A revolução de 1949 eliminou a propriedade privada da terra e das fábricas, instaurou uma economia planejada, de alcance limitado pelo seu próprio caráter burocrático e pela debilidade da sua indústria, que ainda assim produziu conquistas sociais gigantescas. O retorno ao capitalismo ocorreu sob comando da burocracia estatal, que viu nesse caminho um modo mais seguro para manter as suas prerrogativas nacionais e os seus privilégios.

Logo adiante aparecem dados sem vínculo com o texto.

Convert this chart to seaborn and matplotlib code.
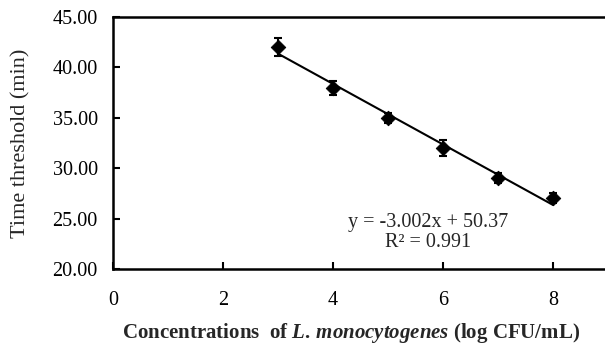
import matplotlib
matplotlib.use("Agg")
import matplotlib.pyplot as plt
import seaborn as sns
import numpy as np
import pandas as pd

conc = [3, 4, 5, 6, 7, 8]
tt = [42.0, 38.0, 35.0, 32.0, 29.0, 27.0]
err = [0.9, 0.7, 0.5, 0.8, 0.5, 0.5]
slope, intercept = -3.002, 50.37
xticks = [0, 2, 4, 6, 8]
yticks = [20, 25, 30, 35, 40, 45]

sns.set_theme(style="white")
plt.rcParams['font.family'] = ['Liberation Serif', 'DejaVu Serif']
plt.rcParams['mathtext.fontset'] = 'custom'
plt.rcParams['mathtext.rm'] = 'Liberation Serif:bold'
plt.rcParams['mathtext.it'] = 'Liberation Serif:italic:bold'
plt.rcParams['mathtext.bf'] = 'Liberation Serif:bold'

df = pd.DataFrame({"x": conc, "y": tt})

fig = plt.figure(figsize=(6.05, 3.44), dpi=100)
ax = fig.add_axes([113/605, 1 - 269/344, 495/605, (269-17)/344])

xl = np.array([conc[0], conc[-1]])
sns.lineplot(x=xl, y=slope*xl + intercept, ax=ax, color="black", lw=1.5)
ax.errorbar(conc, tt, yerr=err, fmt="none", ecolor="black", elinewidth=1.5, capsize=3, capthick=1.5)
sns.scatterplot(data=df, x="x", y="y", ax=ax, marker="D", s=55, color="black", edgecolor="black", zorder=5)

ax.set_xlim(0, 9)
ax.set_ylim(20, 45)
ax.set_xticks(xticks)
ax.set_yticks(yticks)
ax.set_yticklabels([f"{v:.2f}" for v in yticks], fontsize=14.5)
ax.set_xticklabels([str(v) for v in xticks], fontsize=14.5)
ax.tick_params(axis="both", direction="in", length=5, width=1.5, colors="black")
ax.tick_params(axis="y", left=True, pad=11)
ax.tick_params(axis="x", bottom=True, pad=16)
for s in ["left", "bottom", "top"]:
    ax.spines[s].set_visible(True)
    ax.spines[s].set_color("black")
    ax.spines[s].set_linewidth(1.8)
ax.spines["right"].set_visible(False)

ax.set_ylabel("Time threshold (min)", fontsize=16, va="center")
ax.yaxis.set_label_coords(-92/495, 0.5)
ax.set_xlabel(r"Concentrations  of $\mathit{L.\,monocytogenes}$ (log CFU/mL)", fontsize=15,
              fontweight="bold", va="center")
ax.xaxis.set_label_coords(0.481, -64/252)

ax.text(5.73, 24.66, "y = -3.002x + 50.37", ha="center", va="center", fontsize=14.5)
ax.text(5.73, 22.6, "R² = 0.991", ha="center", va="center", fontsize=14.5)

fig.savefig("out.png", dpi=100)
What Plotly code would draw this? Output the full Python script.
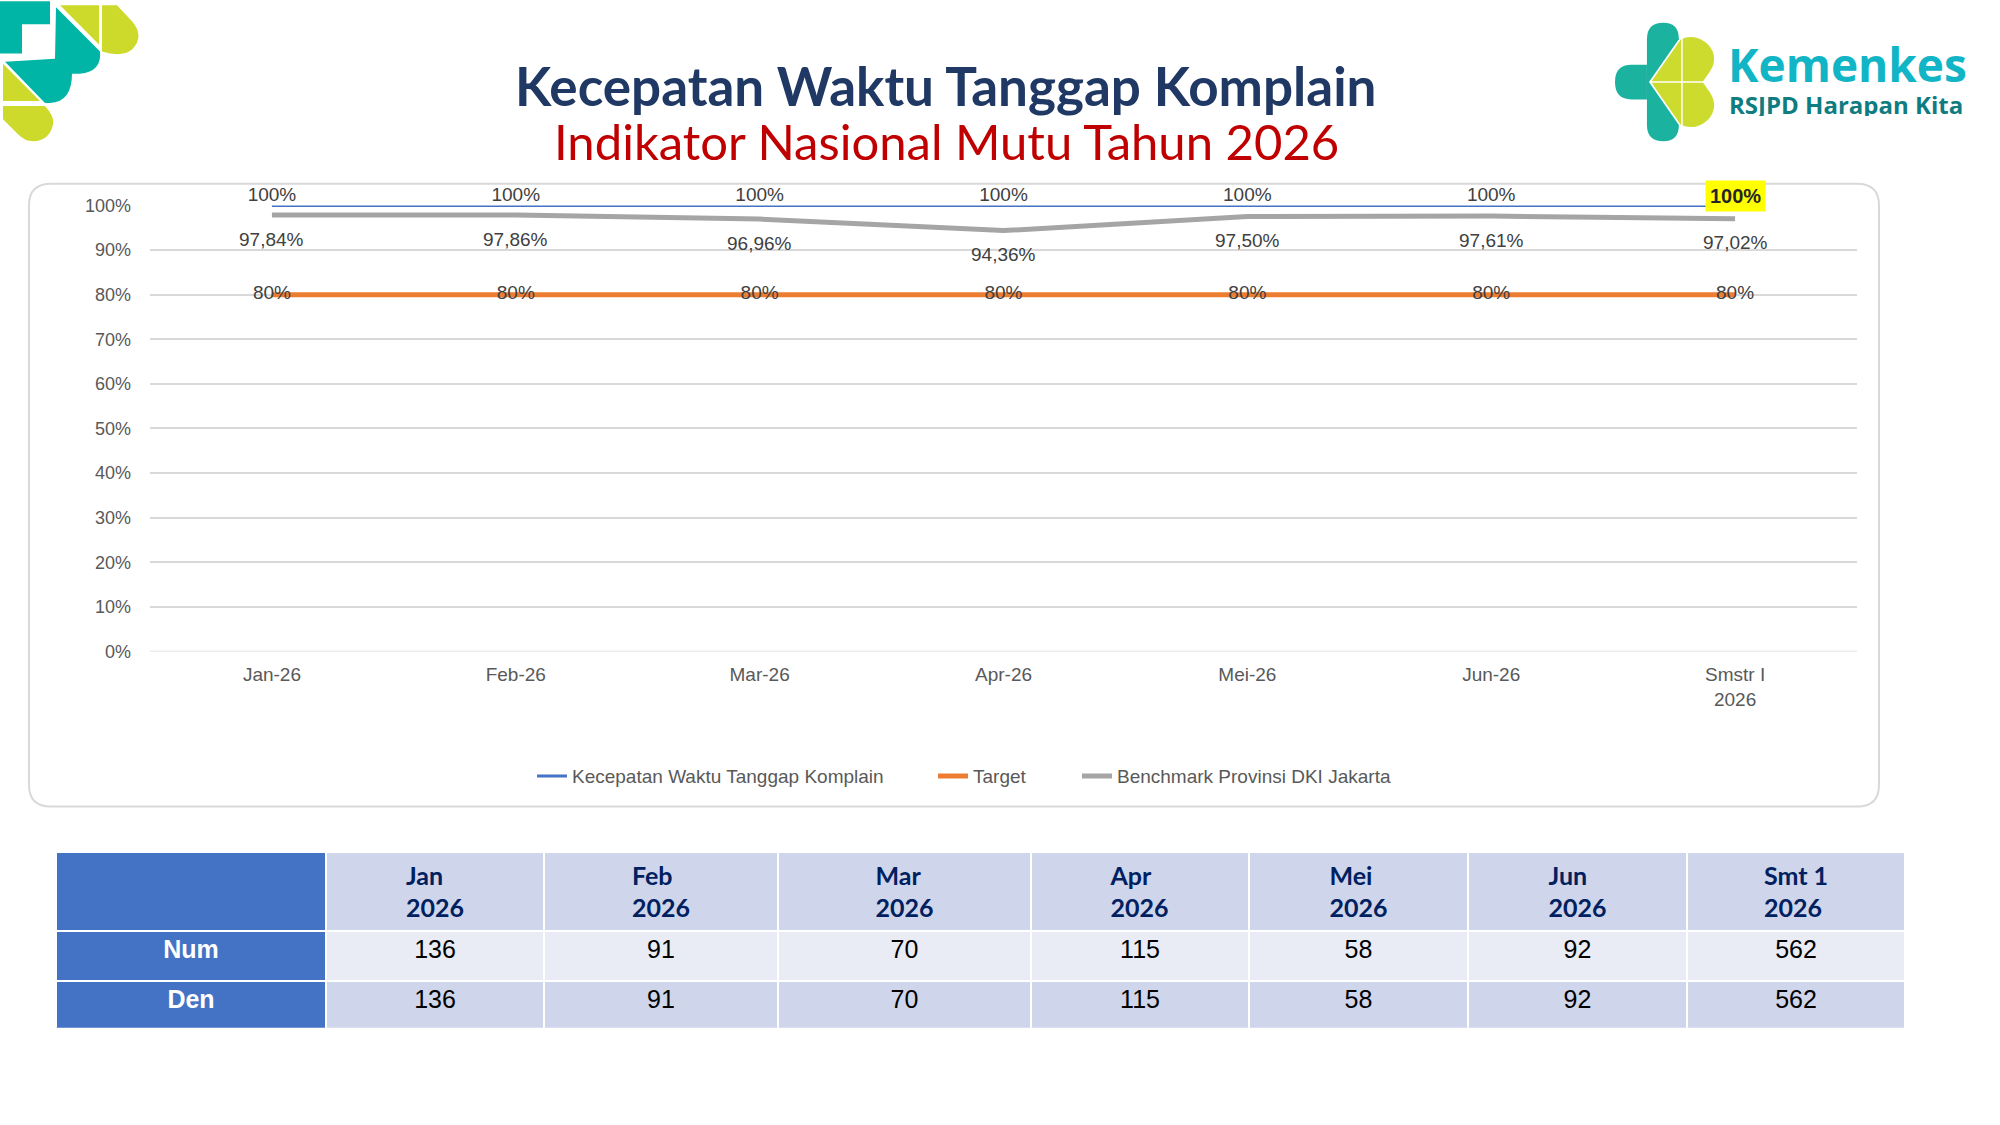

O governo chinês anunciou há poucos dias que está preparando as condições para testar toda a população, várias vezes se for necessário, com a intenção de suspender totalmente a quarentena somente depois de eliminar o vírus dentro das suas fronteiras. Não será fácil, mas é claramente possível, desde que um controle sanitário muito rigoroso mantenha o vírus fora das suas fronteiras, até que a “imunidade de rebanho”, com milhões de mortes desnecessárias, acabe com a pandemia no resto do planeta. Quanto tempo seria necessário para tanto, ninguém sabe, mas isso indica que o vírus pode ser eliminado.

E poderia ser eliminado em todos os países se as relações internacionais não fossem condicionadas pelo antagonismo e a subordinação entre eles, inevitáveis enquanto o capitalismo não for superado. A classe trabalhadora, inclusive na China, está aprendendo muito com essa experiência amarga. A humanidade precisa do socialismo, sem burocracia privilegiada, em todos os países.

Socialismo contra a barbárie

Esta crise tem revelado a incapacidade global do capitalismo para organizar uma resposta racional e eficaz com os recursos científicos e tecnológicos já existentes. A letalidade e a velocidade de disseminação da doença em escala mundial são potencializadas pelas aglomerações urbanas e pela interdependência internacional das forças produtivas. Em outras palavras, o desenvolvimento das forças produtivas inevitavelmente produz novas necessidades, que são reprimidas e distorcidas em grau cada vez maior no capitalismo decadente. Uma relação mais desenvolvida entre a produção e as necessidades sociais já passou do ponto em que a falta de uma economia planejada torna-se até mesmo um problema de saúde pública, uma questão de sobrevivência física para a humanidade.

O capitalismo “com características chinesas” não pode superar o antagonismo e a subordinação nas relações internacionais, e mantém a submissão da sociedade humana como um todo aos interesses privados do capital. Em uma economia planejada, em escala nacional e internacional, seria perfeitamente possível implementar as ações para eliminar a pandemia no mundo inteiro. No socialismo, o coronavírus não seria um monstrinho apavorante, mas sim um evento natural a ser enfrentado racionalmente com as armas da ciência e da tecnologia, e com base na verdadeira fraternidade humana.

Sobre o autor:Ruy Penna é médico e trabalha na cidade de São Paulo.